Em tempos de coronavírus, até rodízio de churrasco chega pelo delivery
Peço desculpas antecipadas por fazer piada em ocasião tão lúgubre. Sei muito bem da gravidade da situação e estou tão apavorado quanto você –ou quanto você deveria estar, caso o leitor seja negacionista da pandemia.
Ocorre que ninguém viveu –sequer imaginou viver– uma época como esta. É tudo novo. Inusitado. Absurdo. E do absurdo brota o humor. Tem humor de sobra no apocalipse do coronavírus. Humor negro, ainda assim humor.
Não é preciso sair da quarentena para perceber que o mundo se tornou um hospício. É só examinar as redes sociais e a caixa de e-mail.

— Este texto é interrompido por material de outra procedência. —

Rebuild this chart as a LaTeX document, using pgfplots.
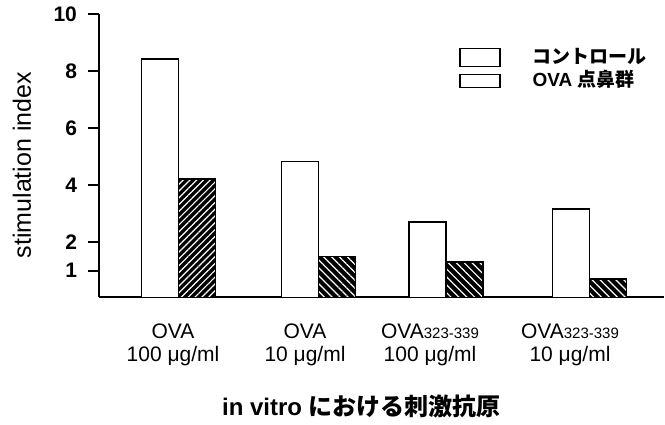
\documentclass[border=0pt]{standalone}
\usepackage{pgfplots}
\pgfplotsset{compat=1.18}
\usepackage{fontspec}
\setmainfont{Liberation Sans}
\newfontfamily\cjk{Noto Sans CJK JP}
\usetikzlibrary{patterns.meta}
\begin{document}
\begin{tikzpicture}
\begin{axis}[
 x=0.5pt, y=14.26pt,
 xmin=99, xmax=664, ymin=0.067, ymax=10,
 axis lines=left, axis line style={-, line width=0.9pt},
 xtick={173,305,430,570},
 xticklabels={{OVA\\100 μg/ml},{OVA\\10 μg/ml},{OVA{\fontsize{7.5}{9}\selectfont 323-339}\\100 μg/ml},{OVA{\fontsize{7.5}{9}\selectfont 323-339}\\10 μg/ml}},
 xticklabel style={align=center, font=\fontsize{10.5}{11.5}\selectfont, yshift=-4pt},
 xtick style={draw=none},
 ytick={1,2,4,6,8,10},
 ytick style={line width=0.8pt, black},
 tick align=outside, major tick length=5.5pt,
 yticklabel style={font=\fontsize{10.5}{11}\selectfont\bfseries, xshift=-2pt},
 /pgf/number format/assume math mode=true,
 ylabel={stimulation index},
 ylabel style={at={(axis description cs:-0.1363,0.467)}, anchor=center, font=\fontsize{12.5}{14}\selectfont},
 xlabel={\bfseries in vitro {\cjk\bfseries における刺激抗原}},
 xlabel style={at={(axis description cs:0.4646,-0.3837)}, anchor=center, font=\fontsize{12}{14}\selectfont},
 legend style={at={(axis description cs:0.637,0.8835)}, anchor=north west, draw=none, fill=none, inner sep=0pt, row sep=1.75pt, column sep=15pt, font=\fontsize{9.5}{11}\selectfont\bfseries, cells={anchor=west}, nodes={inner sep=1pt, text height=7pt, text depth=1pt}},
]
\addplot[ybar, bar width=18.5pt, bar shift=0pt, fill=white, draw=black, line width=0.75pt, forget plot]
 coordinates {(159.8,8.42) (299.8,4.84) (427.5,2.71) (570.8,3.17)};
\addplot[ybar, bar width=18.5pt, bar shift=0pt, fill=black, draw=black, line width=0.75pt, forget plot,
 postaction={pattern={Lines[angle=45,distance=2.4pt,line width=0.6pt]}, pattern color=white}]
 coordinates {(196.8,4.21)};
\addplot[ybar, bar width=18.5pt, bar shift=0pt, fill=black, draw=black, line width=0.75pt, forget plot,
 postaction={pattern={Lines[angle=-45,distance=2.8pt,line width=0.6pt]}, pattern color=white}]
 coordinates {(336.8,1.50) (464.5,1.30) (607.8,0.71)};
\addlegendimage{legend image code/.code={\draw[fill=white, line width=0.7pt] (0pt,-4.5pt) rectangle (20pt,4.5pt);}}
\addlegendentry{{\cjk\bfseries コントロール}}
\addlegendimage{legend image code/.code={\draw[fill=white, line width=0.7pt] (0pt,-3.25pt) rectangle (20pt,3.25pt);}}
\addlegendentry{OVA {\cjk\bfseries 点鼻群}}
\coordinate (bbA) at (axis cs:0,10.386);
\coordinate (bbB) at (axis cs:665,-4.376);
\end{axis}
\path (bbA) rectangle (bbB);
\end{tikzpicture}
\end{document}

Metade dos meus amigos começou a postar, no Instagram, vídeos com eles mesmos fazendo ginástica em casa. Que raio é isso? Convite? Deboche? Provocação? Ouço uma voz invisível me sussurrar ao ouvido: “Gordo.”
Mando a voz calar a boca. Penso na solidão e no tédio dessa gente. Não dá tempo de ter empatia: sou logo engolido pelo meu próprio tédio e vou buscar algo diferente parta fazer.
No e-mail, o desespero transborda. As mensagens são quase todas de assessorias de bares e restaurantes. Quase sempre com o anúncio da abertura de um serviço de entrega em domicílio, o tal delivery. A prioridade é não afundar.
O delivery vem sido adotado até por estabelecimentos que sempre desdenharam desse formato de vendas.
Um exemplo é o Fasano. O grupo de restaurantes criou um aplicativo para receber pedidos, com cardápio reduzido e preços surpreendentemente razoáveis. Para dar uma ideia, o preço da cerveja long neck (R$ 12) é compatível com qualquer biboca hipster de Santa Cecília.
Fico imaginando o perfil dos usuários. Eles lustram a prataria para comer o macarrão da quentinha? Vestem-se de acordo com o padrão Fasano de luxo e elegância?
Sem o ambiente e o serviço, resta ao Fasano uma cozinha competente. Duvido que a comida se mostre excepcional num prato de duralex marrom.
Na outra ponta a gastronomia, vejo botequins do Rio e de São Paulo oferecer comida para viagem e entrega. Não vêm as mesas plásticas de cervejaria, nem a conta riscada a lápis, muito menos a saideira.
O bar existe para você fugir de casa por um tempinho. A comida viaja, o boteco não. A despeito disso, existe um bom motivo para pedir: ajudar um amigo em apuros (o dono da birosca).
O caso mais estranho que pipocou na minha caixa de entrada foi o delivery da NB Steak House, uma churrascaria rodízio. Como funcionaria algo assim?
Chega primeiro a polenta e depois a linguiça? Como acomodar os espetos na mochila de isopor? Você pode dispensar o motoboy que trouxe o frango? O entregador da picanha vai dar um perdido no freguês?
Claro que não. Eles vendem carne pronta por peso, como as rotisserias e alguns açougues. Estão certos em mudar para tentar sobreviver. Quando a peste passar, nada será igual. Até lá, fique em casa. Lave as mãos. Cuide dos seus velhos.